— START Stored data —

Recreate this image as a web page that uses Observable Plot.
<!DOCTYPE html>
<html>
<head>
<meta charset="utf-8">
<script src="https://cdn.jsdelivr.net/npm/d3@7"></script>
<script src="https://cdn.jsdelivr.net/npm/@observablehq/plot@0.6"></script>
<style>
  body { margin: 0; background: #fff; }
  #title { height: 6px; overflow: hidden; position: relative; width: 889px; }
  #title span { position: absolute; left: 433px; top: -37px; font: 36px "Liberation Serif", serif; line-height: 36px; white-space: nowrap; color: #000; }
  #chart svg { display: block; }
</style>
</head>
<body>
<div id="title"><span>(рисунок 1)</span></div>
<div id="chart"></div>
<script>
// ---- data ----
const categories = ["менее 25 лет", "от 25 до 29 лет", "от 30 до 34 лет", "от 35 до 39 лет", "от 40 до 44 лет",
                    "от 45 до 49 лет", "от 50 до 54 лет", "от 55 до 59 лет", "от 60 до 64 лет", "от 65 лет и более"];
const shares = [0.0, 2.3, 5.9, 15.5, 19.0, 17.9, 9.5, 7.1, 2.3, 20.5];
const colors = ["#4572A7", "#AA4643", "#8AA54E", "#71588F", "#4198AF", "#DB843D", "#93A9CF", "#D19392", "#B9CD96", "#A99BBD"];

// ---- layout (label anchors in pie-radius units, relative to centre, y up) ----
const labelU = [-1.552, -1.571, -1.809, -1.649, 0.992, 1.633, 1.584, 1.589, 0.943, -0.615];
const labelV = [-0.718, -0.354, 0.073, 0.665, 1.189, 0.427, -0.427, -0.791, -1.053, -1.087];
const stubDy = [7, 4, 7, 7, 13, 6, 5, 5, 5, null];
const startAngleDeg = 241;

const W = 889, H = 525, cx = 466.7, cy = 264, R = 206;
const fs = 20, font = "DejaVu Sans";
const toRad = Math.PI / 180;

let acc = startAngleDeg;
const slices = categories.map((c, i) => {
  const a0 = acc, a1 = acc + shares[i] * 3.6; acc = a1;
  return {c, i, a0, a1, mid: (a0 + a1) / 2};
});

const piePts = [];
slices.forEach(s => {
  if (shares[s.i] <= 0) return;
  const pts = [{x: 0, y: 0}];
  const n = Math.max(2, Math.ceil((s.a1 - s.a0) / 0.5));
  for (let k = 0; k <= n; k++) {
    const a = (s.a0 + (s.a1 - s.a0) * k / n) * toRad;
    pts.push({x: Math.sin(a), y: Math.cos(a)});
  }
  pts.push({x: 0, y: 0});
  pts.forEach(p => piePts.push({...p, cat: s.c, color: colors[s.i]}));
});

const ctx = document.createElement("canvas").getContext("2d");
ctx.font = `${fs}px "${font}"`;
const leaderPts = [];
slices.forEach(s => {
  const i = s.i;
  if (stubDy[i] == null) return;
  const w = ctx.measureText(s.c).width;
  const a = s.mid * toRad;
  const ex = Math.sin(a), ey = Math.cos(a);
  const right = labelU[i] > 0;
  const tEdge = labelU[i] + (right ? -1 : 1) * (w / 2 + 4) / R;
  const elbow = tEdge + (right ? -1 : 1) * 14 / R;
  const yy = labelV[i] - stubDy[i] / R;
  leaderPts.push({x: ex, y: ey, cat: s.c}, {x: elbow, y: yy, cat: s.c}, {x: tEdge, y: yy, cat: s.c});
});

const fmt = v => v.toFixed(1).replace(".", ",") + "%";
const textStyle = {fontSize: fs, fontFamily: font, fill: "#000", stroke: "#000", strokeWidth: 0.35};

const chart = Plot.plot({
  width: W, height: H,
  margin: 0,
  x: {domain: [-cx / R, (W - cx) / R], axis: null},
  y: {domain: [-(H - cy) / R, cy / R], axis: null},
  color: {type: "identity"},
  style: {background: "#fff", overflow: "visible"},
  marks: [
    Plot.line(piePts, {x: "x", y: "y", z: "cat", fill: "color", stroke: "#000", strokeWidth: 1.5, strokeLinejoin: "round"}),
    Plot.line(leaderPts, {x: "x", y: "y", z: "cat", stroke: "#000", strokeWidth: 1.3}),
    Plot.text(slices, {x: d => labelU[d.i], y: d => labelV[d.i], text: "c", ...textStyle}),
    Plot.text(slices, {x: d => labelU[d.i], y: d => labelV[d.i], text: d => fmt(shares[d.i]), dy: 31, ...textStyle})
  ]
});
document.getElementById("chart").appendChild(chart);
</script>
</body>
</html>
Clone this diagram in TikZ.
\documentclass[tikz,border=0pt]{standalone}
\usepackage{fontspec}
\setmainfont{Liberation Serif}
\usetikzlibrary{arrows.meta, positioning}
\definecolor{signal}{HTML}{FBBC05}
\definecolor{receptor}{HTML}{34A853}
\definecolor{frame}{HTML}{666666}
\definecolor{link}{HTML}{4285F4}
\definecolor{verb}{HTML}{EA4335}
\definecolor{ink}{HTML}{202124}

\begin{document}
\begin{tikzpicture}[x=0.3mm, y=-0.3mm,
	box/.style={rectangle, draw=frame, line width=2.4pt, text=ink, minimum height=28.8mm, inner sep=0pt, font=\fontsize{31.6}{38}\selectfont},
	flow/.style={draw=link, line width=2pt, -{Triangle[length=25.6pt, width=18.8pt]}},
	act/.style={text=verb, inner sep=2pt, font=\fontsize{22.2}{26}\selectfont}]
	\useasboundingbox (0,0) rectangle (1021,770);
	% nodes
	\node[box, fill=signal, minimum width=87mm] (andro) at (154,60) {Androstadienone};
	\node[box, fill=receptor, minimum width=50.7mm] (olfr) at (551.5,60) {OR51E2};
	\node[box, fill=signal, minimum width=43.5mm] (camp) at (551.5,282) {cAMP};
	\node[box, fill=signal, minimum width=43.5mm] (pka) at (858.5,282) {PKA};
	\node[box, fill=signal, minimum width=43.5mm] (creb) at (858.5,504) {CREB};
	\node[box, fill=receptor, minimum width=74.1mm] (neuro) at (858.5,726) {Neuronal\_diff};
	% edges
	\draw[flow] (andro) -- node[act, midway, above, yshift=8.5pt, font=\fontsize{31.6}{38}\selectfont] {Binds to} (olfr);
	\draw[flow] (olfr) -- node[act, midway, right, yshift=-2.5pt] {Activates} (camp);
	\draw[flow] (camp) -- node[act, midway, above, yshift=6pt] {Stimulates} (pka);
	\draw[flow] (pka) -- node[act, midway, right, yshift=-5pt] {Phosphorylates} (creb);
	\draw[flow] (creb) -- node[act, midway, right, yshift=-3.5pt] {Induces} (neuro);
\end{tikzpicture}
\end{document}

— END Stored data —

Set exercise — Return the lines from the line containing "Clone this diagram in TikZ." to the end of the entries above, exactly as they appear and with no other output.

Complete response —
Clone this diagram in TikZ.
\documentclass[tikz,border=0pt]{standalone}
\usepackage{fontspec}
\setmainfont{Liberation Serif}
\usetikzlibrary{arrows.meta, positioning}
\definecolor{signal}{HTML}{FBBC05}
\definecolor{receptor}{HTML}{34A853}
\definecolor{frame}{HTML}{666666}
\definecolor{link}{HTML}{4285F4}
\definecolor{verb}{HTML}{EA4335}
\definecolor{ink}{HTML}{202124}

\begin{document}
\begin{tikzpicture}[x=0.3mm, y=-0.3mm,
	box/.style={rectangle, draw=frame, line width=2.4pt, text=ink, minimum height=28.8mm, inner sep=0pt, font=\fontsize{31.6}{38}\selectfont},
	flow/.style={draw=link, line width=2pt, -{Triangle[length=25.6pt, width=18.8pt]}},
	act/.style={text=verb, inner sep=2pt, font=\fontsize{22.2}{26}\selectfont}]
	\useasboundingbox (0,0) rectangle (1021,770);
	% nodes
	\node[box, fill=signal, minimum width=87mm] (andro) at (154,60) {Androstadienone};
	\node[box, fill=receptor, minimum width=50.7mm] (olfr) at (551.5,60) {OR51E2};
	\node[box, fill=signal, minimum width=43.5mm] (camp) at (551.5,282) {cAMP};
	\node[box, fill=signal, minimum width=43.5mm] (pka) at (858.5,282) {PKA};
	\node[box, fill=signal, minimum width=43.5mm] (creb) at (858.5,504) {CREB};
	\node[box, fill=receptor, minimum width=74.1mm] (neuro) at (858.5,726) {Neuronal\_diff};
	% edges
	\draw[flow] (andro) -- node[act, midway, above, yshift=8.5pt, font=\fontsize{31.6}{38}\selectfont] {Binds to} (olfr);
	\draw[flow] (olfr) -- node[act, midway, right, yshift=-2.5pt] {Activates} (camp);
	\draw[flow] (camp) -- node[act, midway, above, yshift=6pt] {Stimulates} (pka);
	\draw[flow] (pka) -- node[act, midway, right, yshift=-5pt] {Phosphorylates} (creb);
	\draw[flow] (creb) -- node[act, midway, right, yshift=-3.5pt] {Induces} (neuro);
\end{tikzpicture}
\end{document}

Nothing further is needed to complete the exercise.